Increasingly, all technology news sounds like:

"X: a blazingly fast X built on top of {something I vaguely thought did X}"

dang · on May 16, 2019

"Please don't post shallow dismissals, especially of other people's work. A good critical comment teaches us something."

https://news.ycombinator.com/newsguidelines.html

colechristensen · on May 16, 2019

Hermes seems to wrap Kafka with HTTP to make integrating it simpler (and I think less robust).

ravenstine · on May 16, 2019

Don't forget "modern".

exabrial · on May 16, 2019

Ironically: Hermes was the name of a JMS user interface/testing tool.

codeduck · on May 16, 2019

It's also the name of a hilariously bad courier in the UK - so bad in fact that most people call it Herpes instead.

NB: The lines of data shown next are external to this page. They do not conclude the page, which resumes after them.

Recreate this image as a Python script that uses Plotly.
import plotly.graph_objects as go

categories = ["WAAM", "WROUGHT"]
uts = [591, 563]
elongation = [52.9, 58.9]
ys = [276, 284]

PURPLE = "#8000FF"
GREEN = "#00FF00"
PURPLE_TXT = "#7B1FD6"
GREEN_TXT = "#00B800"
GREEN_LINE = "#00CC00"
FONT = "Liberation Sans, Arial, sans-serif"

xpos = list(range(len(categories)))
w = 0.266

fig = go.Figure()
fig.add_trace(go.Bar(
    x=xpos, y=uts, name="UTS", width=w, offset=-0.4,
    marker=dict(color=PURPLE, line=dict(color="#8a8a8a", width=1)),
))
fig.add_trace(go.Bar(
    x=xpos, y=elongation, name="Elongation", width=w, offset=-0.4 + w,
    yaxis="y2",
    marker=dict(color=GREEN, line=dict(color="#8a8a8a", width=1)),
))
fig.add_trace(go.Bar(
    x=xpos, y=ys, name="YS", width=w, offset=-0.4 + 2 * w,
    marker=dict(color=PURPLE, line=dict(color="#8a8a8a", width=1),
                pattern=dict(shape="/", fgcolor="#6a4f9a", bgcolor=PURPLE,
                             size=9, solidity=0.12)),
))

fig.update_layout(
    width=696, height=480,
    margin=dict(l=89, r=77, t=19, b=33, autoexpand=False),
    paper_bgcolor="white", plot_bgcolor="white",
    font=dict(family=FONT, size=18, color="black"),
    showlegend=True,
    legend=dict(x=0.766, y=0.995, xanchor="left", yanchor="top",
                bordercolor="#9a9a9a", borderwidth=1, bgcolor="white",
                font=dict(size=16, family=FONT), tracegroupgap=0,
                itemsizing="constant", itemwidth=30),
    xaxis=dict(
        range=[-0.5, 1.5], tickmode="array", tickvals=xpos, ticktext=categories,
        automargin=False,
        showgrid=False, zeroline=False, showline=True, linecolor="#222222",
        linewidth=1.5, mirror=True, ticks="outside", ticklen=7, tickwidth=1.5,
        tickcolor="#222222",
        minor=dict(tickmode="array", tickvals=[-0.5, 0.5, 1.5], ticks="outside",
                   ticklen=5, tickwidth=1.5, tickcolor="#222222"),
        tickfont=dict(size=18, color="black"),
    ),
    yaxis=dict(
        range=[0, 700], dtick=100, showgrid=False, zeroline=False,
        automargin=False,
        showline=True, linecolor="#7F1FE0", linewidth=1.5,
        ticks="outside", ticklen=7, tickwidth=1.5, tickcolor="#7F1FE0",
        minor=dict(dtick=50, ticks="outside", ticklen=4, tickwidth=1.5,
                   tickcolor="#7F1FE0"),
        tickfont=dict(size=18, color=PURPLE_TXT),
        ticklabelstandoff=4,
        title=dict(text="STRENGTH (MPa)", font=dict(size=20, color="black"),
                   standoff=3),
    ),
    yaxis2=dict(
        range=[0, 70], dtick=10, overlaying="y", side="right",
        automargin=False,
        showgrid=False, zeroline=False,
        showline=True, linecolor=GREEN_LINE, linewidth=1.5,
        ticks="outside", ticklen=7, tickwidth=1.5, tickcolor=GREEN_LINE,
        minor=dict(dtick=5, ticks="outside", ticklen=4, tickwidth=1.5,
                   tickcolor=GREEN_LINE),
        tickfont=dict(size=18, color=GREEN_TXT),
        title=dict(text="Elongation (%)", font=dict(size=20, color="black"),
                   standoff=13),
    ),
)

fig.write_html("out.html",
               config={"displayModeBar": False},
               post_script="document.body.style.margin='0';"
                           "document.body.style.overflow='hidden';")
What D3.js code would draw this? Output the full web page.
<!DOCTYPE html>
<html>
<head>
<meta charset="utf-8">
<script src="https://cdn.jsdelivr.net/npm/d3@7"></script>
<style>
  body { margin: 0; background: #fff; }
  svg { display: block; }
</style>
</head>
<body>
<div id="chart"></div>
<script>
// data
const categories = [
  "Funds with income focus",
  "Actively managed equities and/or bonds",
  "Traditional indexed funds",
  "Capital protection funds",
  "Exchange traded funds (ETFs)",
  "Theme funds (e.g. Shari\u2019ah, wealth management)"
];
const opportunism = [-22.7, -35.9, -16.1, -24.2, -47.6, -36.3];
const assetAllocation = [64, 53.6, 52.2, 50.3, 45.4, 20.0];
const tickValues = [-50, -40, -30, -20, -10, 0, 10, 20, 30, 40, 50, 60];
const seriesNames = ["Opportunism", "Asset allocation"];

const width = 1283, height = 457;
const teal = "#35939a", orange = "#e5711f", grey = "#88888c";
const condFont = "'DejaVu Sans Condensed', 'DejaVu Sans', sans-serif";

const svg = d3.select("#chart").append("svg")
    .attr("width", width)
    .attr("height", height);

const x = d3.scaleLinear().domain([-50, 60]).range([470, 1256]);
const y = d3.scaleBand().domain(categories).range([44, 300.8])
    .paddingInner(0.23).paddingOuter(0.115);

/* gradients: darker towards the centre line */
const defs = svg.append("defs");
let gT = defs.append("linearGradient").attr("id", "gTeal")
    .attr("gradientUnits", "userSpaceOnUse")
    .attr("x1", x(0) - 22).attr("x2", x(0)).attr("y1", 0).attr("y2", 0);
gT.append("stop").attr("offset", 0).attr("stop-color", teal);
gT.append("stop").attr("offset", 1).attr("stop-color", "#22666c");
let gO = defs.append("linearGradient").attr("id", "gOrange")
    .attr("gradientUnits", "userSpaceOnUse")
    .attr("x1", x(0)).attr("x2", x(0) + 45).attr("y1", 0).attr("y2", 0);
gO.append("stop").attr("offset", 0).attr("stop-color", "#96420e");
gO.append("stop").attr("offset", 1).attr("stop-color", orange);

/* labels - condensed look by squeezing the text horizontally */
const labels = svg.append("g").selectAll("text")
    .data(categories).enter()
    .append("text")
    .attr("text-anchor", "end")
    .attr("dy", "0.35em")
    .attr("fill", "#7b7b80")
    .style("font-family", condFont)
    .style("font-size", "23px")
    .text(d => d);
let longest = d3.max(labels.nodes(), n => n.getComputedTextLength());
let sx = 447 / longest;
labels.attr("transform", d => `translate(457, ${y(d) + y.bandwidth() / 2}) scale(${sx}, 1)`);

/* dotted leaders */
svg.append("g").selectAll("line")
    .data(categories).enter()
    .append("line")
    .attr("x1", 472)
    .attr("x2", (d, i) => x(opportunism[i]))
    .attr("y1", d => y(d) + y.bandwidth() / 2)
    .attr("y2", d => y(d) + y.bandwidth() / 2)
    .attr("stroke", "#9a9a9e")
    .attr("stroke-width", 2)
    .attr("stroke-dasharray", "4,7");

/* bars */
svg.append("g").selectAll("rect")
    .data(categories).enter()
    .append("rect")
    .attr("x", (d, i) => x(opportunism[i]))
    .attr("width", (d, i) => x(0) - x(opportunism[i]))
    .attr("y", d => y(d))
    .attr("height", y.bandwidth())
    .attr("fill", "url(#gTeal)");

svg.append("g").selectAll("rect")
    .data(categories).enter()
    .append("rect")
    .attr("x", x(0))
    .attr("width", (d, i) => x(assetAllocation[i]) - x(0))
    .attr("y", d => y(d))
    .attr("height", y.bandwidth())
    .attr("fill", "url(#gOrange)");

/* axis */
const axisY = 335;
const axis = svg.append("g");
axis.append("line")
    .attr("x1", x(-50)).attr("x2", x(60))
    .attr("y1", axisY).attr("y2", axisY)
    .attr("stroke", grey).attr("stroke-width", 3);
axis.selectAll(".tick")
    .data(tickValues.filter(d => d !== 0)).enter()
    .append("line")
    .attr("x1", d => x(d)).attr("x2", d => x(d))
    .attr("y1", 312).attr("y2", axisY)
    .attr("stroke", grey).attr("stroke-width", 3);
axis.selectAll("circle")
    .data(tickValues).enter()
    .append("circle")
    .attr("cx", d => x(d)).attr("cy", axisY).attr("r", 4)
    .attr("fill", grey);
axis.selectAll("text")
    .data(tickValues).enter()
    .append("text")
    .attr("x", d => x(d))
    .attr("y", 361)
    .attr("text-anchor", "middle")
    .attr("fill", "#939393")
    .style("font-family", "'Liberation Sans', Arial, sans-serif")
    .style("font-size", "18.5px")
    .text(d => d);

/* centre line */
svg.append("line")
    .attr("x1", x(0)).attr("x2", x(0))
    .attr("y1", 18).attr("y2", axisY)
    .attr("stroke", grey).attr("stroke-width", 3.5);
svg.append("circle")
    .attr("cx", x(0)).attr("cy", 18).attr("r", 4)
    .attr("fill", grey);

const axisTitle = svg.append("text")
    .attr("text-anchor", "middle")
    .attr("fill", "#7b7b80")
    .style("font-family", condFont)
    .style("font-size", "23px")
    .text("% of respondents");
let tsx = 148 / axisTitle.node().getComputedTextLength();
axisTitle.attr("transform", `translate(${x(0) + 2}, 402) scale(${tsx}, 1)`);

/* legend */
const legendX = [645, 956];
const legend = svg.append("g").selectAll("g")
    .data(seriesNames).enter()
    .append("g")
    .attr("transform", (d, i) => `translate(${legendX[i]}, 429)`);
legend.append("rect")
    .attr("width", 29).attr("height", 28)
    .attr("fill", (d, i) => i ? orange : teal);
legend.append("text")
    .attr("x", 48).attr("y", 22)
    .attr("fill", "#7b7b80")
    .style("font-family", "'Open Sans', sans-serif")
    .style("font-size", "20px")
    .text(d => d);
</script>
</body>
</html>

vowelless · on May 16, 2019

It’s also the name of a bureaucrat on a certain tv show.

chimen · on May 16, 2019

curiously, nobody mentions the clothing designer :)

user5994461 · on May 17, 2019

thought it was a handbag designer.

fwip · on May 16, 2019

I think it's more a case of the same inspiration (Hermes, the Greek messenger of the gods) than irony.

KaiserPro · on May 17, 2019

also the god of thievery and tricksters.

RickJWagner · on May 17, 2019

My thoughts exactly. (I immediately remembered the old-time JMS UI. I think it was on SourceForge.)